Art follows trends, and it always has. However, if you're suggesting that the Hugos currently promote SJW crap, and that there's much better stuff out there, then people will find the better stuff, and the Hugos will become irrelevant. I think that quality always prevails; all it takes is patience.

I'm interested in hearing anything you'd like to propose to change the way the Hugos work, though. The Puppy gambit was obviously a non-starter, and I hardly think a quota system for bigots and fools is likely to fly. Maybe if the Puppies wrote better stuff they wouldn't need to act out so pathetically. I'm most certainly not friendly to SJW excesses, but the Puppies were no improvement at all.

Keep in mind that those of us who care about literature don't limit ourselves to the opinions of awards committees. I look at the Hugos, the Booker, the Nobel, etc., just because I'm always looking for something interesting. If I don't find what I want in their lists, I move on and look other places.
 
Wow,they just don;t have titles like that anymore....

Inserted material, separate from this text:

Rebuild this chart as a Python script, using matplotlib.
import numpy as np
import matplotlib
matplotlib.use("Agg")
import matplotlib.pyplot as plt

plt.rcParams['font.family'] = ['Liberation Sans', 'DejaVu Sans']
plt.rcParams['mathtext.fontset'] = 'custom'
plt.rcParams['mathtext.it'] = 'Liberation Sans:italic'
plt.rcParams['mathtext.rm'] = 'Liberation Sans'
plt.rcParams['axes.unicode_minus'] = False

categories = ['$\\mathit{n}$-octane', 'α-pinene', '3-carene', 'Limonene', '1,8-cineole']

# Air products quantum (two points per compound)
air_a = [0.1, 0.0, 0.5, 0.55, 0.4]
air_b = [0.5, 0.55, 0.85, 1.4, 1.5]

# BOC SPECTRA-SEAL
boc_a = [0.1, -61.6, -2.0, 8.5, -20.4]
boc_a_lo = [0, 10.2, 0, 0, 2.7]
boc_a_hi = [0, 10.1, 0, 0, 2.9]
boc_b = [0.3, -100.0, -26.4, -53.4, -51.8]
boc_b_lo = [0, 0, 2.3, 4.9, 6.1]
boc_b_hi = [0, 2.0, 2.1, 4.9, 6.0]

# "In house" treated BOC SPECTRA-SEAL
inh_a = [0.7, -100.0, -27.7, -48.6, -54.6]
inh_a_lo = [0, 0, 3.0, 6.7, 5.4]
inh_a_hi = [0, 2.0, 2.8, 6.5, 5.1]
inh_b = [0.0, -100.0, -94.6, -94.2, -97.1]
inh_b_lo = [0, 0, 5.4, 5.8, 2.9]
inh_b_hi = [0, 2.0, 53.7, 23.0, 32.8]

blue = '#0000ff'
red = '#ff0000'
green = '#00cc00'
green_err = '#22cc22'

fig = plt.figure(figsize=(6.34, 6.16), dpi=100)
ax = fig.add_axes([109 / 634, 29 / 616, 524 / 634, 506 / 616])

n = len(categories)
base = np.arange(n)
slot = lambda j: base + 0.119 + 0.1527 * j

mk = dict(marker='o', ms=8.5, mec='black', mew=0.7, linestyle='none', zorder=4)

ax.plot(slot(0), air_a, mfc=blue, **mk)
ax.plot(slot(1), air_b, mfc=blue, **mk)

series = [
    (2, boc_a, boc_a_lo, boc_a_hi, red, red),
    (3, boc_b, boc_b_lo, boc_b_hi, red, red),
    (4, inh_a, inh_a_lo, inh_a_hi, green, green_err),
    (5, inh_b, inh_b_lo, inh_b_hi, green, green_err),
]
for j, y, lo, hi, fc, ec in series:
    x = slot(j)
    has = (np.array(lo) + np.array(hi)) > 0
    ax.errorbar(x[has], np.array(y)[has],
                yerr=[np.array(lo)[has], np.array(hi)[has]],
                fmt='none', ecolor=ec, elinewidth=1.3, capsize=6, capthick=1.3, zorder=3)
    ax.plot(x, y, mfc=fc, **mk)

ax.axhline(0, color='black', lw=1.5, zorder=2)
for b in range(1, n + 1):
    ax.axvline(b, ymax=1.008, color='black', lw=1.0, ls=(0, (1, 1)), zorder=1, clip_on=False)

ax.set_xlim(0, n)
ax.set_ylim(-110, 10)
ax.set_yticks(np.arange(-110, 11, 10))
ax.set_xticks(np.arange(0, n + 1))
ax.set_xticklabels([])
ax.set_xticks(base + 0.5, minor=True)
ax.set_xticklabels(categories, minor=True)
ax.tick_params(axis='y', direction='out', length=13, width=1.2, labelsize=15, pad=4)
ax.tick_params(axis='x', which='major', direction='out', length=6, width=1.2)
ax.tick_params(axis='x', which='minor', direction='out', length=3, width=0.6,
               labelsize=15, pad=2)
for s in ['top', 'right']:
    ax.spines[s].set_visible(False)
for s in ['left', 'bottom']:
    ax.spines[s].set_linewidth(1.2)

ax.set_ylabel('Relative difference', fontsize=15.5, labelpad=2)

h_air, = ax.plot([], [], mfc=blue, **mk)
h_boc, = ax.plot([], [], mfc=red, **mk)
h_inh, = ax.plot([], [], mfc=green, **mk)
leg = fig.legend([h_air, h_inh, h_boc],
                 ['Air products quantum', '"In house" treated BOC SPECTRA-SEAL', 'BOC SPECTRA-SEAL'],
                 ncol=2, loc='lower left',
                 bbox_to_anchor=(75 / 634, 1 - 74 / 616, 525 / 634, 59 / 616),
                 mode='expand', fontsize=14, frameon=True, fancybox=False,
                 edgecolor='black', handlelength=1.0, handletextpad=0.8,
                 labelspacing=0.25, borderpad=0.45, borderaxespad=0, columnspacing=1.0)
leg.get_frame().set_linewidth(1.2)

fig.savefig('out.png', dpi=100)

But I doubt these would be serious contenders for the Retro Hugos;sound more like a selection of pulp science fiction stories that have fallen into the public domian.
Well yes, thanks to the screwed up copyright system a lot of material is in limbo but all those stories are PD.
 
Here's a radical proposal: how about the Hugo Awards go to whichever author's work is judged to be the best, period? Why should the genitalia the author happens to possess or how much melanin the author has in their skin or the particular political ideology that infuses the author's story have any bearing on the suitability for earning the award?

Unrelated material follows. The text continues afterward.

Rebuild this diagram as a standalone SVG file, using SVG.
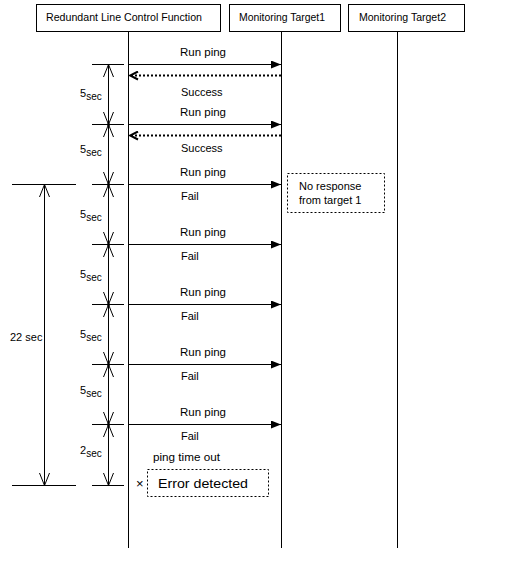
<svg xmlns="http://www.w3.org/2000/svg" width="505" height="561" viewBox="0 0 505 561">
<defs>
<style>
text{font-family:"Liberation Sans",Arial,sans-serif;font-size:11px;fill:#000}
.box{fill:#fff;stroke:#000;stroke-width:1}
.ln{stroke:#000;stroke-width:1;fill:none}
.dot{stroke:#000;stroke-width:2;fill:none;stroke-dasharray:2 2}
.note{fill:#fff;stroke:#000;stroke-width:1;stroke-dasharray:2 2}
.sub{font-size:10px}
</style>
<marker id="ah" markerWidth="10" markerHeight="8" refX="10" refY="4" orient="auto" markerUnits="userSpaceOnUse">
<path d="M0,0 L10,4 L0,8 Z" fill="#000"/>
</marker>
<marker id="ret" markerWidth="10" markerHeight="10" refX="9" refY="5" orient="auto" markerUnits="userSpaceOnUse">
<path d="M1,1 L9,5 L1,9" fill="none" stroke="#000" stroke-width="2"/>
</marker>
</defs>
<rect width="505" height="561" fill="#fff"/>
<g id="node-rlcf">
<rect class="box" x="36.5" y="4.5" width="184" height="27"/>
<text x="46" y="21" textLength="156" lengthAdjust="spacingAndGlyphs">Redundant Line Control Function</text>
</g>
<g id="node-target1">
<rect class="box" x="229.5" y="4.5" width="111" height="27"/>
<text x="239" y="21" textLength="86" lengthAdjust="spacingAndGlyphs">Monitoring Target1</text>
</g>
<g id="node-target2">
<rect class="box" x="348.5" y="4.5" width="116" height="27"/>
<text x="359" y="21" textLength="87" lengthAdjust="spacingAndGlyphs">Monitoring Target2</text>
</g>
<g id="lifelines">
<line class="ln" x1="128.5" y1="31" x2="128.5" y2="548"/>
<line class="ln" x1="281.5" y1="31" x2="281.5" y2="548"/>
<line class="ln" x1="397.5" y1="31" x2="397.5" y2="548"/>
</g>
<g id="connectors">
<line class="ln" x1="128" y1="64.5" x2="281" y2="64.5" marker-end="url(#ah)"/>
<line class="dot" x1="281" y1="75.5" x2="130" y2="75.5" marker-end="url(#ret)"/>
<line class="ln" x1="128" y1="124.5" x2="281" y2="124.5" marker-end="url(#ah)"/>
<line class="dot" x1="281" y1="135.5" x2="130" y2="135.5" marker-end="url(#ret)"/>
<line class="ln" x1="128" y1="184.5" x2="281" y2="184.5" marker-end="url(#ah)"/>
<line class="ln" x1="128" y1="244.5" x2="281" y2="244.5" marker-end="url(#ah)"/>
<line class="ln" x1="128" y1="304.5" x2="281" y2="304.5" marker-end="url(#ah)"/>
<line class="ln" x1="128" y1="364.5" x2="281" y2="364.5" marker-end="url(#ah)"/>
<line class="ln" x1="128" y1="424.5" x2="281" y2="424.5" marker-end="url(#ah)"/>
</g>
<g id="labels">
<text x="180" y="56" textLength="46" lengthAdjust="spacingAndGlyphs">Run ping</text>
<text x="181" y="96">Success</text>
<text x="180" y="116" textLength="46" lengthAdjust="spacingAndGlyphs">Run ping</text>
<text x="181" y="152">Success</text>
<text x="180" y="176" textLength="46" lengthAdjust="spacingAndGlyphs">Run ping</text>
<text x="181" y="200">Fail</text>
<text x="180" y="236" textLength="46" lengthAdjust="spacingAndGlyphs">Run ping</text>
<text x="181" y="260">Fail</text>
<text x="180" y="296" textLength="46" lengthAdjust="spacingAndGlyphs">Run ping</text>
<text x="181" y="320">Fail</text>
<text x="180" y="356" textLength="46" lengthAdjust="spacingAndGlyphs">Run ping</text>
<text x="181" y="380">Fail</text>
<text x="180" y="416" textLength="46" lengthAdjust="spacingAndGlyphs">Run ping</text>
<text x="181" y="440">Fail</text>
<text x="153" y="461" textLength="67" lengthAdjust="spacingAndGlyphs">ping time out</text>
</g>
<g id="note-noresponse">
<rect class="note" x="287.5" y="173.5" width="97" height="39"/>
<text x="299" y="190">No response</text>
<text x="299" y="204">from target 1</text>
</g>
<g id="note-error">
<rect class="note" x="147.5" y="469.5" width="121" height="27"/>
<text x="136" y="488" style="font-size:13px">×</text>
<text x="158" y="488" style="font-size:13.5px" textLength="90" lengthAdjust="spacingAndGlyphs">Error detected</text>
</g>
<g id="dimension-5sec">
<line class="ln" x1="108.5" y1="64" x2="108.5" y2="485"/>
<g class="ln">
<line x1="92" y1="64.5" x2="124" y2="64.5"/>
<line x1="92" y1="124.5" x2="124" y2="124.5"/>
<line x1="92" y1="184.5" x2="124" y2="184.5"/>
<line x1="92" y1="244.5" x2="124" y2="244.5"/>
<line x1="92" y1="304.5" x2="124" y2="304.5"/>
<line x1="92" y1="364.5" x2="124" y2="364.5"/>
<line x1="92" y1="424.5" x2="124" y2="424.5"/>
<line x1="92" y1="485.5" x2="124" y2="485.5"/>
</g>
<path class="ln" d="M103.5,77 L108.5,64.5 L113.5,77"/>
<path class="ln" d="M103.5,112 L108.5,124.5 L113.5,112 M103.5,137 L108.5,124.5 L113.5,137"/>
<path class="ln" d="M103.5,172 L108.5,184.5 L113.5,172 M103.5,197 L108.5,184.5 L113.5,197"/>
<path class="ln" d="M103.5,232 L108.5,244.5 L113.5,232 M103.5,257 L108.5,244.5 L113.5,257"/>
<path class="ln" d="M103.5,292 L108.5,304.5 L113.5,292 M103.5,317 L108.5,304.5 L113.5,317"/>
<path class="ln" d="M103.5,352 L108.5,364.5 L113.5,352 M103.5,377 L108.5,364.5 L113.5,377"/>
<path class="ln" d="M103.5,412 L108.5,424.5 L113.5,412 M103.5,437 L108.5,424.5 L113.5,437"/>
<path class="ln" d="M103.5,473 L108.5,485.5 L113.5,473"/>
<g fill="#000">
<circle cx="108.5" cy="124.5" r="1.5"/>
<circle cx="108.5" cy="184.5" r="1.5"/>
<circle cx="108.5" cy="244.5" r="1.5"/>
<circle cx="108.5" cy="304.5" r="1.5"/>
<circle cx="108.5" cy="364.5" r="1.5"/>
<circle cx="108.5" cy="424.5" r="1.5"/>
</g>
<text x="80" y="97">5<tspan class="sub" dy="3">sec</tspan></text>
<text x="80" y="153">5<tspan class="sub" dy="3">sec</tspan></text>
<text x="80" y="218">5<tspan class="sub" dy="3">sec</tspan></text>
<text x="80" y="278">5<tspan class="sub" dy="3">sec</tspan></text>
<text x="80" y="338">5<tspan class="sub" dy="3">sec</tspan></text>
<text x="80" y="394">5<tspan class="sub" dy="3">sec</tspan></text>
<text x="80" y="454">2<tspan class="sub" dy="3">sec</tspan></text>
</g>
<g id="dimension-22sec">
<line class="ln" x1="12" y1="184.5" x2="76" y2="184.5"/>
<line class="ln" x1="12" y1="485.5" x2="76" y2="485.5"/>
<line class="ln" x1="44.5" y1="184.5" x2="44.5" y2="485.5"/>
<path class="ln" d="M39.5,197 L44.5,184.5 L49.5,197 M39.5,473 L44.5,485.5 L49.5,473"/>
<text x="10" y="341">22 sec</text>
</g>
</svg>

How about awarding the award based on merit and merit alone?
You mean like happened this year? When a lot of dreck that was nominated by a small group pushing a political agenda was rightly dismissed...
 
Here's a radical proposal: how about the Hugo Awards go to whichever author's work is judged to be the best, period? Why should the genitalia the author happens to possess or how much melanin the author has in their skin or the particular political ideology that infuses the author's story have any bearing on the suitability for earning the award?

How about awarding the award based on merit and merit alone?
Tell that to your rabid puppy friends. You know, the ones making a cheater list where, apart from a couple of token exceptions to show that "we're not racist and sexist, really!", it was all about getting more white males in because they were white males?
 
Here's a radical proposal: how about the Hugo Awards go to whichever author's work is judged to be the best, period? Why should the genitalia the author happens to possess or how much melanin the author has in their skin or the particular political ideology that infuses the author's story have any bearing on the suitability for earning the award?

Who thinks the author's genitals/melanin should have bearing and where have they said so? Genuine question. As for political ideology infused into the story, I'd say it's not entirely invalid to consider that to have some bearing when it comes to judging the quality of the work.


Art follows trends, and it always has. However, if you're suggesting that the Hugos currently promote SJW crap, and that there's much better stuff out there, then people will find the better stuff, and the Hugos will become irrelevant. I think that quality always prevails; all it takes is patience.

Doesn't seem to be the case in the music industry.